Calm down I was just asking because I actually care about my gear. Take a few deep breaths, drink some water, get a stress ball, etc, etc.

Anyways, I can't have the fun and smiles of snowboarding without a SNOWBOARD. I'm sorry I actually care about my gear and am unable to afford 5 sets per year.


----------



## BliND KiNK (Feb 22, 2010)

oh snap, good point though....

unless you are going to pay for me to get new gear I'm going to have to settle for grins and chuckles.


----------



## Leo (Nov 24, 2009)

jslim39 said:


> Calm down I was just asking because I actually care about my gear. Take a few deep breaths, drink some water, get a stress ball, etc, etc.
> 
> Anyways, I can't have the fun and smiles of snowboarding without a SNOWBOARD. I'm sorry I actually care about my gear and am unable to afford 5 sets per year.


BA is perfectly calm. Stick around long enough and you'll see the hilarity in his posts.

On subject, if you really are that concerned with breakage, get the K2 Fastplant. It's ultra durable and has a 5 year warranty against breakage. Yes, even if you break it by jibbing and hitting rocks.

Our buyer here watched that board being put through hell like getting dropped or rather thrown off a rooftop and being run over by a truck. The board didn't break and was still flexing perfectly fine and was completely in riding condition. 

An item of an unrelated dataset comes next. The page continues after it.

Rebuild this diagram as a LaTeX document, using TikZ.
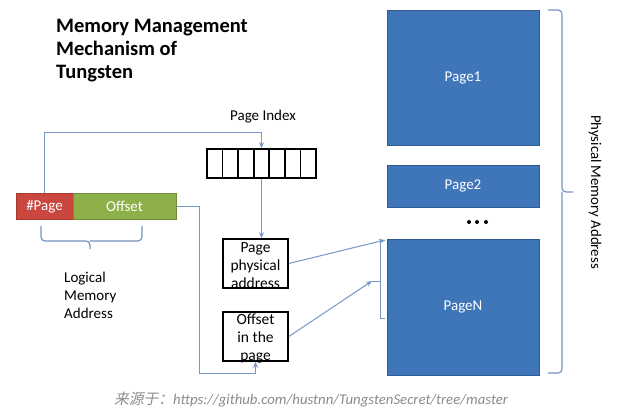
\documentclass[tikz,border=0pt]{standalone}
\usepackage{fontspec}
\setmainfont{Carlito}
\newfontfamily\cjkfont[FakeSlant=0.2]{Noto Sans CJK SC}
\usetikzlibrary{arrows.meta}
\definecolor{pgblue}{HTML}{3F76BA}
\definecolor{pgborder}{HTML}{2F5B94}
\definecolor{pgred}{HTML}{C9473E}
\definecolor{pgredb}{HTML}{A8392F}
\definecolor{pggreen}{HTML}{8DB04A}
\definecolor{pggreenb}{HTML}{6F8E36}
\definecolor{conncol}{HTML}{7396CC}
\definecolor{footcol}{HTML}{8C8C8C}
\tikzset{
  pagebox/.style={draw=pgborder, line width=1pt, fill=pgblue, text=white, font=\fontsize{15}{18}\selectfont, inner sep=0pt},
  barbox/.style={line width=1pt, text=white, font=\fontsize{15}{18}\selectfont, inner sep=0pt, minimum height=26pt},
  blackbox/.style={draw=black, line width=1.6pt, inner sep=0pt, minimum width=65pt, minimum height=49pt},
  boxtext/.style={align=center, font=\fontsize{15.5}{18}\selectfont, inner sep=0pt},
  lbl/.style={font=\fontsize{15}{18}\selectfont, inner sep=0pt},
  conn/.style={draw=conncol, line width=1pt, -{Stealth[length=6pt,width=5pt]}},
  plain/.style={draw=conncol, line width=1pt},
  brc/.style={draw=conncol!85!gray, line width=1.2pt, rounded corners=4pt},
}
\begin{document}
\begin{tikzpicture}[x=1pt,y=-1pt]
\useasboundingbox (0,0) rectangle (621,415);
\fill[white] (0,0) rectangle (621,415);

% title
\node[anchor=north west, align=left, inner sep=0pt, font=\bfseries\fontsize{20.5}{23}\selectfont] (title) at (56,19) {Memory Management\\Mechanism of\\Tungsten};

% physical pages
\node[pagebox, minimum width=152pt, minimum height=135pt] (p1) at (463,77.5) {Page1};
\node[pagebox, minimum width=152pt, minimum height=42pt] (p2) at (463,186) {Page2};
\node[pagebox, minimum width=152pt, minimum height=136pt] (pN) at (463,307) {PageN};
\foreach \xx in {469,477,486} \fill[black] (\xx,222) circle (2pt);

% right brace
\draw[brc] (548,10) -| (562,192) -- (573,192);
\draw[brc] (548,373) -| (562,192);
\node[lbl, rotate=-90, font=\fontsize{14.8}{17}\selectfont] (pma) at (595,192) {Physical Memory Address};

% logical address bar
\node[barbox, draw=pgredb, fill=pgred, minimum width=57pt] (pnum) at (44.5,206.5) {\#Page};
\node[barbox, draw=pggreenb, fill=pggreen, minimum width=103pt] (off) at (124.5,206.5) {Offset};

% lower brace
\draw[brc] (41,226) |- (90,241) -- (90,249);
\draw[brc] (142,226) |- (90,241);
\node[lbl, anchor=north west, align=left, font=\fontsize{15}{18}\selectfont] (lma) at (64,272) {Logical\\Memory\\Address};

% page index array
\node[lbl] (pil) at (263,117) {Page Index};
\node[draw=black, line width=1.6pt, minimum width=109pt, minimum height=29pt, inner sep=0pt] (arr) at (261.5,163.5) {};
\foreach \i in {1,...,6} \draw[black, line width=1.6pt] (207+\i*15.57,149) -- (207+\i*15.57,178);

% boxes
\node[blackbox] (ppa) at (255.5,263.5) {};
\node[boxtext] at (255.5,266) {Page\\physical\\address};
\node[blackbox] (oip) at (255.5,336.5) {};
\node[boxtext] at (255.5,338.5) {Offset\\in the\\page};

% connectors
\draw[conn] (pnum.north) |- ([yshift=16pt]arr.north) -- (arr.north);
\draw[conn] (arr.south) -- (arr.south |- ppa.north);
\coordinate (c2) at (199,373);
\draw[conn] (off.east) -| (c2) -| (oip.south);
\coordinate (brt) at (385,240);
\coordinate (brm) at (372,281);
\draw[plain] (brt) -| (380,318) -- (385,318);
\draw[plain] (brm) -- (380,281);
\draw[conn] (ppa.east) -- (brt);
\draw[conn] (oip.east) -- (brm);

% footer
\node[inner sep=0pt, text=footcol, font=\itshape\fontsize{14.8}{17}\selectfont] (foot) at (311,400) {{\cjkfont 来源于：}https://github.com/hustnn/TungstenSecret/tree/master};
\end{tikzpicture}
\end{document}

Just a suggestion though as it isn't the cheapest board. But since you are that concerned, better to spend extra on an "indestructible" board with 5 year warranty against breakage than a couple hundred on one that will break in a few seasons.


----------



## little devil (Aug 18, 2009)

Jibbing = board damage.

If your worried about your board, buy a crappy one you wont worry about.

If thats not an option, dont jib. Simple as that.

Boards can last seasons, they can also last days. Especailly when sliding on hard objects. 

I thought I cleaned a burr off the other day well enough to hit the rail again, cheacked my board after hitting it and it looked like I took a razor and sliced a 2 foot long paper thin slice outta my board. Shit happens, its part of jibbing. 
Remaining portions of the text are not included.